Steczkowska utyskiwała na organizatorów Eurowizji, mówiąc, że odbyła już setki rozmów w sprawie latania nad sceną, ale efekty były mizerne. Teraz dowiadujemy się, że ostateczna decyzja właśnie zapadła.
Piosenkarka w rozmowie z eurowizja.org wyznała, że wzniesie się w trakcie kluczowego momentu swojego show, ale nie będzie to tak spektakularne, jak sobie wyobrażała. Wszystko przez decyzję organizatorów, którzy nie byli przekonani do „latania” artystki bez zabezpieczenia przez kilkanaście sekund.
Będę, ale niestety to będzie maszyna, która podjedzie do góry.
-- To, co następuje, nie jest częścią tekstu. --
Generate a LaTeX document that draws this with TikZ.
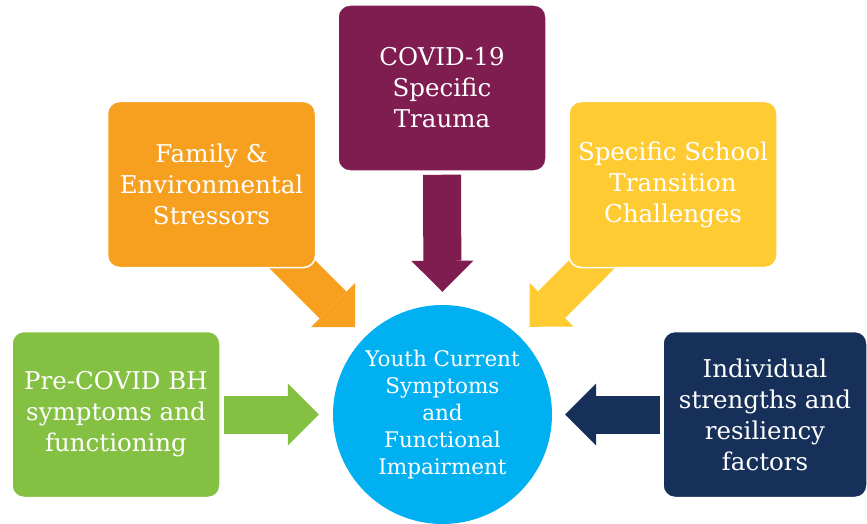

Nie będę wisieć, jak było to w Polsce, gdzie mogłam wisieć i pokazać taką spektakularną sytuację, która się nie zdarza, a przynajmniej nie było jej na Eurowizji do tej pory, kiedy latasz bez zabezpieczeń, a do tego śpiewasz, mając napięte wszystkie mięśnie. Jest to inna pozycja do śpiewania, dlatego to zachwyciło publiczność nie tylko w Polsce, ale i na świecie. Niestety się nie udało. Jestem podrzucana na jakiejś maszynie. Zobaczymy – powiedziała Justyna.